Thanks again for your help.
Tue, 10 Nov 2009, 08:28
JL235
Zardon and I'm not sure drawing rectangles every loop is all that efficient.

I just want to pick up on this point. Yes, redrawing a GUI on every frame is not the efficient way in which you do it. GUIs are usually event based and so draw on demand (on key press, mouse move or some other repaint action).

Event based drawing is typically far more efficient for applications because whole minutes could pass between drawing. So the application can spend a large amount of it's time sleeping; just waiting for incoming events.

If your building a GUI for a game, then this isn't an issue because I expect the game will need to redraw on each frame. If your building a GUI library to build applications with BB, then I'd recommend taking a look at existing GUIs (as research) to see how event based GUIs work. You could then build something similar in BB.

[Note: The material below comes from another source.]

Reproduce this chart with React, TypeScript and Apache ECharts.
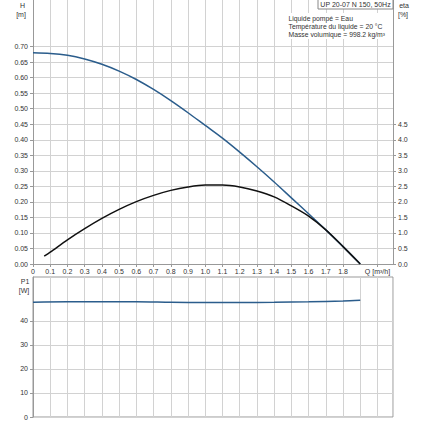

Have you ever had an application where it's all painted incorrectly, but as you mouse over the buttons/menus they one by one repaint correctly? This is another trait of event based systems, only the bits that need to repaint do repaint. So if you click on a button then only that 1 button repaints, the rest of the application will not paint at all.

You could try something similar where you paint your GUI to one massive image, and then changes to the GUI are reflected by redrawing to this big image. It'll mean drawing the entire GUI is one image draw (as opposed to hundreds of little ones).